Your task is to quote the material that follows, in full and exactly.

┌──

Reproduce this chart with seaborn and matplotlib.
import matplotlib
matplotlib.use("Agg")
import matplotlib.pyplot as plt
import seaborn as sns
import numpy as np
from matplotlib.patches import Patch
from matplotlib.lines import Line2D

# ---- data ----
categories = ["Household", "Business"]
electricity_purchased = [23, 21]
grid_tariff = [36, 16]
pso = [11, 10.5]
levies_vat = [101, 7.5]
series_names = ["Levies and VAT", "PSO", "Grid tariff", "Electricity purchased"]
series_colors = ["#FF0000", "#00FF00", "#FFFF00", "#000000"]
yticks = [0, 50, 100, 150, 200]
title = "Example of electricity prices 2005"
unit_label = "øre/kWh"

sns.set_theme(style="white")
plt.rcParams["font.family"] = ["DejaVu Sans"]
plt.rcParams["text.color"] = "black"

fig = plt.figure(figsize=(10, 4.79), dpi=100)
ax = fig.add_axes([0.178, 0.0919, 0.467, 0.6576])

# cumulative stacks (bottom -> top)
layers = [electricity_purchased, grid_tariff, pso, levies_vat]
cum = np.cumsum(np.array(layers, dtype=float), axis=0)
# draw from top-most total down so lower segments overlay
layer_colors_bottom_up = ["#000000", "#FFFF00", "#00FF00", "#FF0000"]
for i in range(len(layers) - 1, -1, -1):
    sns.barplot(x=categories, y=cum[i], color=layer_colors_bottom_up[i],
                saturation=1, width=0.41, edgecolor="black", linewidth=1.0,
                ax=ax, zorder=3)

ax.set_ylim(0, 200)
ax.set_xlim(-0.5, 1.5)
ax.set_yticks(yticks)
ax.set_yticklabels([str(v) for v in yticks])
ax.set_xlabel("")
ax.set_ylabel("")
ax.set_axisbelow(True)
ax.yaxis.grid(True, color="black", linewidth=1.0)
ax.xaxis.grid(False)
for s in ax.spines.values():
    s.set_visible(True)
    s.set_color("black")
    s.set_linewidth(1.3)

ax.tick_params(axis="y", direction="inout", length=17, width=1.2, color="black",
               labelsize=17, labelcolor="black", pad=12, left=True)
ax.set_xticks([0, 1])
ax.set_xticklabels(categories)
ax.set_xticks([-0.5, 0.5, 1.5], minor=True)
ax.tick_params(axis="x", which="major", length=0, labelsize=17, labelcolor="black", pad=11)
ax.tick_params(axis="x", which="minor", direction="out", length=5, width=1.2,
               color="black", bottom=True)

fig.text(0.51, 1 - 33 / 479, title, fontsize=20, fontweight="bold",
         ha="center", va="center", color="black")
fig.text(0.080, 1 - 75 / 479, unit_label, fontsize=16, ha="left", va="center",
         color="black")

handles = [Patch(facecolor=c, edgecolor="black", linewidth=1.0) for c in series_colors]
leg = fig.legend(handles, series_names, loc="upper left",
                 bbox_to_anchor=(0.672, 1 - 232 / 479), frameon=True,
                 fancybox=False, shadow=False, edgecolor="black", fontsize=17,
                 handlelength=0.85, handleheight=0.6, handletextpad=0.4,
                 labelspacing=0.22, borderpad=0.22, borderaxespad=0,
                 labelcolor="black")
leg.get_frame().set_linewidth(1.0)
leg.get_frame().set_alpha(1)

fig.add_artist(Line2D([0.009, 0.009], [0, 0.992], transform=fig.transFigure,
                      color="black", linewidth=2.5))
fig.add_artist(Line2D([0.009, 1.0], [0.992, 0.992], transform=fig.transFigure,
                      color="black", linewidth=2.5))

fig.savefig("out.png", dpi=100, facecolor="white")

└──

EXPECTED ANSWER:
Reproduce this chart with seaborn and matplotlib.
import matplotlib
matplotlib.use("Agg")
import matplotlib.pyplot as plt
import seaborn as sns
import numpy as np
from matplotlib.patches import Patch
from matplotlib.lines import Line2D

# ---- data ----
categories = ["Household", "Business"]
electricity_purchased = [23, 21]
grid_tariff = [36, 16]
pso = [11, 10.5]
levies_vat = [101, 7.5]
series_names = ["Levies and VAT", "PSO", "Grid tariff", "Electricity purchased"]
series_colors = ["#FF0000", "#00FF00", "#FFFF00", "#000000"]
yticks = [0, 50, 100, 150, 200]
title = "Example of electricity prices 2005"
unit_label = "øre/kWh"

sns.set_theme(style="white")
plt.rcParams["font.family"] = ["DejaVu Sans"]
plt.rcParams["text.color"] = "black"

fig = plt.figure(figsize=(10, 4.79), dpi=100)
ax = fig.add_axes([0.178, 0.0919, 0.467, 0.6576])

# cumulative stacks (bottom -> top)
layers = [electricity_purchased, grid_tariff, pso, levies_vat]
cum = np.cumsum(np.array(layers, dtype=float), axis=0)
# draw from top-most total down so lower segments overlay
layer_colors_bottom_up = ["#000000", "#FFFF00", "#00FF00", "#FF0000"]
for i in range(len(layers) - 1, -1, -1):
    sns.barplot(x=categories, y=cum[i], color=layer_colors_bottom_up[i],
                saturation=1, width=0.41, edgecolor="black", linewidth=1.0,
                ax=ax, zorder=3)

ax.set_ylim(0, 200)
ax.set_xlim(-0.5, 1.5)
ax.set_yticks(yticks)
ax.set_yticklabels([str(v) for v in yticks])
ax.set_xlabel("")
ax.set_ylabel("")
ax.set_axisbelow(True)
ax.yaxis.grid(True, color="black", linewidth=1.0)
ax.xaxis.grid(False)
for s in ax.spines.values():
    s.set_visible(True)
    s.set_color("black")
    s.set_linewidth(1.3)

ax.tick_params(axis="y", direction="inout", length=17, width=1.2, color="black",
               labelsize=17, labelcolor="black", pad=12, left=True)
ax.set_xticks([0, 1])
ax.set_xticklabels(categories)
ax.set_xticks([-0.5, 0.5, 1.5], minor=True)
ax.tick_params(axis="x", which="major", length=0, labelsize=17, labelcolor="black", pad=11)
ax.tick_params(axis="x", which="minor", direction="out", length=5, width=1.2,
               color="black", bottom=True)

fig.text(0.51, 1 - 33 / 479, title, fontsize=20, fontweight="bold",
         ha="center", va="center", color="black")
fig.text(0.080, 1 - 75 / 479, unit_label, fontsize=16, ha="left", va="center",
         color="black")

handles = [Patch(facecolor=c, edgecolor="black", linewidth=1.0) for c in series_colors]
leg = fig.legend(handles, series_names, loc="upper left",
                 bbox_to_anchor=(0.672, 1 - 232 / 479), frameon=True,
                 fancybox=False, shadow=False, edgecolor="black", fontsize=17,
                 handlelength=0.85, handleheight=0.6, handletextpad=0.4,
                 labelspacing=0.22, borderpad=0.22, borderaxespad=0,
                 labelcolor="black")
leg.get_frame().set_linewidth(1.0)
leg.get_frame().set_alpha(1)

fig.add_artist(Line2D([0.009, 0.009], [0, 0.992], transform=fig.transFigure,
                      color="black", linewidth=2.5))
fig.add_artist(Line2D([0.009, 1.0], [0.992, 0.992], transform=fig.transFigure,
                      color="black", linewidth=2.5))

fig.savefig("out.png", dpi=100, facecolor="white")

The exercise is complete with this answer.